In the summer of 1675 during the Zbarazhsk War with the Turks, in the reign of the Polish King Jan Sobesski (1674-1696), regiments composed of Tatars under the command of Khan Nurredin via Vishnevets fell upon the Pochaev monastery, surrounding it on three sides. The weak monastery walls and its stone buildings did not offer much defense against a siege. The igumen Joseph Dobromirsky urged the brethren and laypeople to pray to their heavenly intercessors: the Most Holy Theotokos and Saint Job of Pochaev (October 28).
The monks and the laypeople prayed fervently, prostrating themselves before the wonderworking icon of the Mother of God and the reliquary with the relics of Saint Job. At sunrise on the morning of July 23, as the Tatars were planning an assault on the monastery, the igumen ordered an Akathist to the Theotokos to be sung. At the opening words, “O Queen of the Heavenly Hosts,” the Most Holy Theotokos suddenly appeared over the church, in “an unfurled gleaming-white omophorion,” with angels holding unsheathed swords. Saint Job stood beside the Mother of God, bowing to Her and beseeching Her to defend the monastery.

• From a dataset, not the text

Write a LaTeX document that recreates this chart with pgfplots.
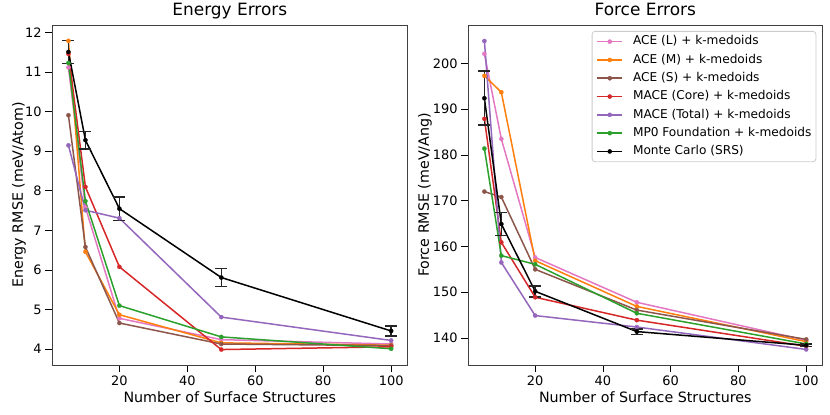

The Tatars believed the heavenly army was a vision, and in confusion they began to shoot arrows at the Most Holy Theotokos and Saint Job, but the arrows fell backwards and wounded those who shot them. Terror seized the enemy. In a flight of panic and without looking, they trampled upon and killed each other. The defenders of the monastery attempted pursuit and took many prisoners. Some of the prisoners afterwards accepted the Christian Faith and remained at the monastery thereafter.